Source material:
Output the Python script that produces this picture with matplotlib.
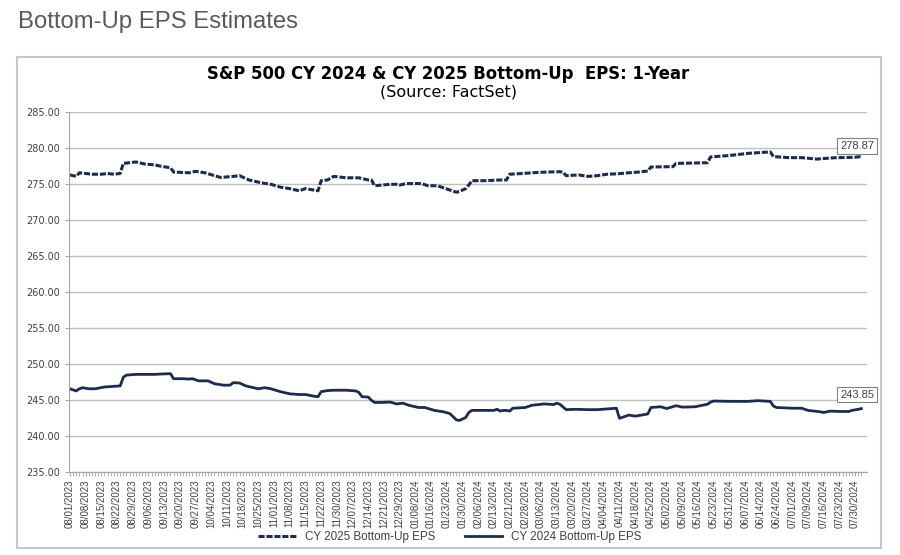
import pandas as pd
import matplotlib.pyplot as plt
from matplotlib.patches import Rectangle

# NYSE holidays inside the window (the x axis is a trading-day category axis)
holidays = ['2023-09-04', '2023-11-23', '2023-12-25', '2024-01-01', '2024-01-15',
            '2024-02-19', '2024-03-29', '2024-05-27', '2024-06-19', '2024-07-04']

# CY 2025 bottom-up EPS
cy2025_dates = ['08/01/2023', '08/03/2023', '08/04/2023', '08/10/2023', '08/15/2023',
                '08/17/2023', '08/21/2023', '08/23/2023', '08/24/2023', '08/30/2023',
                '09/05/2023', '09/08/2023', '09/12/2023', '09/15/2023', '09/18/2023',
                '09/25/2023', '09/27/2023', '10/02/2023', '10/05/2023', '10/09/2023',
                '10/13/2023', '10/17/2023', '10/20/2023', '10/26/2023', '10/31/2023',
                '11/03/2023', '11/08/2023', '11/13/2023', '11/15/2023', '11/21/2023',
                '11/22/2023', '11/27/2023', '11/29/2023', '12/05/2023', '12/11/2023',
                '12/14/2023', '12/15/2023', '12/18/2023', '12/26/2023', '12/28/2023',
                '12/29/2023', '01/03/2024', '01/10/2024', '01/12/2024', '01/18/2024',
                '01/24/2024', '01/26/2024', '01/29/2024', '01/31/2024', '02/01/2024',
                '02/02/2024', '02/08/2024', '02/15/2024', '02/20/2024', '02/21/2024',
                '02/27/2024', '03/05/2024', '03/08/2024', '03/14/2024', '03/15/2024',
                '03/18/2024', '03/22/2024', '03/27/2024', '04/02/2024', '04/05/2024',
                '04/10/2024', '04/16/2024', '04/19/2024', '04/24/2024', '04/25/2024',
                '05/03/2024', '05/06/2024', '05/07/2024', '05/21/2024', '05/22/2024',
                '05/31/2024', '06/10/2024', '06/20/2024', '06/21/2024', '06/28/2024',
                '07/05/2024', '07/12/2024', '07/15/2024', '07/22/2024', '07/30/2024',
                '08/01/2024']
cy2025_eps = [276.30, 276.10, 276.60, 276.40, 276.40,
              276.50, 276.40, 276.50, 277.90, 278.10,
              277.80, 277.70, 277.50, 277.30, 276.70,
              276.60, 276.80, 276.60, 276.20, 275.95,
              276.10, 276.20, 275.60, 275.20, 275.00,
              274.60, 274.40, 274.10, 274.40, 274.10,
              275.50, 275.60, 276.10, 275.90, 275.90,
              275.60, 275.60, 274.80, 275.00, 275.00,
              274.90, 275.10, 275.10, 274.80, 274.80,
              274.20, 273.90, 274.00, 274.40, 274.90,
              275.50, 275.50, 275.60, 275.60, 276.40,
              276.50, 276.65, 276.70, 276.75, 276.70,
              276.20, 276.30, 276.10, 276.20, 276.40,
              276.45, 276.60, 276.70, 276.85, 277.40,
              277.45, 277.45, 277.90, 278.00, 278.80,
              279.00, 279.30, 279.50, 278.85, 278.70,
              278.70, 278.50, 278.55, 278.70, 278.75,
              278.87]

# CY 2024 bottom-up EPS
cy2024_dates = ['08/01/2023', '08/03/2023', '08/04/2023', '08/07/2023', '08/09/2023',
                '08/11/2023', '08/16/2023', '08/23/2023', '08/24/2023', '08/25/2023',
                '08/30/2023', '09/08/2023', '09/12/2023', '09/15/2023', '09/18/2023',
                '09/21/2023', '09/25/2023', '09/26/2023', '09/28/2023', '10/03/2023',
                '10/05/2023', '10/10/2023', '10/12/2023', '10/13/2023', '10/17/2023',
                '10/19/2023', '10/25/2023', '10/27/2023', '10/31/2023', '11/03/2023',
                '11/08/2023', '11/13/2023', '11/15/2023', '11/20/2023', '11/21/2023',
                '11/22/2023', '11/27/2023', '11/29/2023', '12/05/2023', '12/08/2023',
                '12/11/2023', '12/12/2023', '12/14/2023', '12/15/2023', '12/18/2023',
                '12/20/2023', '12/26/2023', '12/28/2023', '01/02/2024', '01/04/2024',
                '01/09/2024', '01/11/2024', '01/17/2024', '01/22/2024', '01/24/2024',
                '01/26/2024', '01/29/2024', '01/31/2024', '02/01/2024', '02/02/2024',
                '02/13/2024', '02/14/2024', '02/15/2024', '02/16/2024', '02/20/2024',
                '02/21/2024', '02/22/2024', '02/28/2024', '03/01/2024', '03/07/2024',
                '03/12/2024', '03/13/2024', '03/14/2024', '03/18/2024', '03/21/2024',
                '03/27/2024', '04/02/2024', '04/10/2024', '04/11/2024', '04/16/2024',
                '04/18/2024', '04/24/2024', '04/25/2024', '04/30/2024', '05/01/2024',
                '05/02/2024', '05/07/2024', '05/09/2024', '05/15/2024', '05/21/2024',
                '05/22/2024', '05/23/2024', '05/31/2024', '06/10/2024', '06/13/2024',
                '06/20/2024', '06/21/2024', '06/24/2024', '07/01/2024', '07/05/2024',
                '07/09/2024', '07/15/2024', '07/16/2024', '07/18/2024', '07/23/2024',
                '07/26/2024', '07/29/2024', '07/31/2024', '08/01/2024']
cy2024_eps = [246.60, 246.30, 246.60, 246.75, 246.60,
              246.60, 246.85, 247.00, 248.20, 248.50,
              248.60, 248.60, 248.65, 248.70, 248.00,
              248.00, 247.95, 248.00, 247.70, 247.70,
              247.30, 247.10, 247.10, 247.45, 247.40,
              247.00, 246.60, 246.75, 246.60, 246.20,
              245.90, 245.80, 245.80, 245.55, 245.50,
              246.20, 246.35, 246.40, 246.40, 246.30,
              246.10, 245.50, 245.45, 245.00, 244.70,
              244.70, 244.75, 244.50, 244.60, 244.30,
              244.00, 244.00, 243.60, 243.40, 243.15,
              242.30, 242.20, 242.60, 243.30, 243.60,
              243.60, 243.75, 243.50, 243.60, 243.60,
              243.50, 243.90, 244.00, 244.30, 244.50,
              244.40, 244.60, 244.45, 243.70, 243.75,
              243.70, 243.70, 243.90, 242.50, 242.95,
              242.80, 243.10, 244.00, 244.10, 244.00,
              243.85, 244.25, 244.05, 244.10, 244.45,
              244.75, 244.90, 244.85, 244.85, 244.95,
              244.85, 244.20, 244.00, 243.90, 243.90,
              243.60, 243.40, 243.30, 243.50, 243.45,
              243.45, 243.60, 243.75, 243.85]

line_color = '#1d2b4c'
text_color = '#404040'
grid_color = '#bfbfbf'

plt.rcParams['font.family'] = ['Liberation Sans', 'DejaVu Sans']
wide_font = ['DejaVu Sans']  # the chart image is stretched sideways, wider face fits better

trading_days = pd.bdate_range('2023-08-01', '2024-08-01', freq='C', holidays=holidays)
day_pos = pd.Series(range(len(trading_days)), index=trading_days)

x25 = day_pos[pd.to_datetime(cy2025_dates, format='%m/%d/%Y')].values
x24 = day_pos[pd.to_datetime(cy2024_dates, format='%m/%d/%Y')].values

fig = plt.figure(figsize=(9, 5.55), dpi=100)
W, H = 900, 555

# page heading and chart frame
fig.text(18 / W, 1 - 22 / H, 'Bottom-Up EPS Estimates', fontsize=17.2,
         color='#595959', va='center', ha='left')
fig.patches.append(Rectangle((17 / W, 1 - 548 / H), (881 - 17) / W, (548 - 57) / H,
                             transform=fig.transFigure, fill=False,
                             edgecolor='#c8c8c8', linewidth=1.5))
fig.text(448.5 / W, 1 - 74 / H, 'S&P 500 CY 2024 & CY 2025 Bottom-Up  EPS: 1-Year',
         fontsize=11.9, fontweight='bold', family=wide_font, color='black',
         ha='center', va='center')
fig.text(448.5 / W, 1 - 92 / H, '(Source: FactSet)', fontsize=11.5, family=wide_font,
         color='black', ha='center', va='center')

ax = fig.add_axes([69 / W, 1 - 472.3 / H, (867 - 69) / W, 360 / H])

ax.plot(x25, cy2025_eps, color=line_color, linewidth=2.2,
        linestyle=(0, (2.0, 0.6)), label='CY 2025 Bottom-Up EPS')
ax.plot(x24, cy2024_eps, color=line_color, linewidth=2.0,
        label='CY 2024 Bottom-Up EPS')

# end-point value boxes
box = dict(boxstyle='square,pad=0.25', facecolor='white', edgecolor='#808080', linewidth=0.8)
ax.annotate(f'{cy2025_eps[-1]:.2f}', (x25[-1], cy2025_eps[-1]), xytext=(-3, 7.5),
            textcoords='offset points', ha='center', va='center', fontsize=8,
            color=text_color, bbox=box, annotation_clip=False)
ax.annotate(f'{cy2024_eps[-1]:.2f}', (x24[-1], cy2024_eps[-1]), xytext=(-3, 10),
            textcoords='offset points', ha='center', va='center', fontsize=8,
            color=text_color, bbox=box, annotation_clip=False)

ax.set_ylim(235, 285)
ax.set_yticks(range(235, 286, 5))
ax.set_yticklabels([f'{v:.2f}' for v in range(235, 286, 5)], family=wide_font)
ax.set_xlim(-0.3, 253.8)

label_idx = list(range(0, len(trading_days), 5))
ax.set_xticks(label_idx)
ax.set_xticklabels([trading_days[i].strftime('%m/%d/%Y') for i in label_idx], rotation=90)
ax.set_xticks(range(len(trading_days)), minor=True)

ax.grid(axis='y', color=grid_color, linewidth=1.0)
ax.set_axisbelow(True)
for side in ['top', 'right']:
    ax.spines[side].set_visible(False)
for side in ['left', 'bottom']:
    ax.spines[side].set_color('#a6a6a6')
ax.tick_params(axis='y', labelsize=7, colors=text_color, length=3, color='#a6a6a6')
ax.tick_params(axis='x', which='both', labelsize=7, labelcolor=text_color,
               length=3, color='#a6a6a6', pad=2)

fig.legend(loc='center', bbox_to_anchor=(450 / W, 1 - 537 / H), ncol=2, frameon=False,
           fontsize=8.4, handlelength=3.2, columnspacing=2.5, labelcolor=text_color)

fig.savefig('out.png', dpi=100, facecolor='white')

Given problem:
Restate, line by line and word for word, everything from the top of the material through the line that contains "from matplotlib.patches import Rectangle". Leave pictures out.

Finished answer:
Output the Python script that produces this picture with matplotlib.
import pandas as pd
import matplotlib.pyplot as plt
from matplotlib.patches import Rectangle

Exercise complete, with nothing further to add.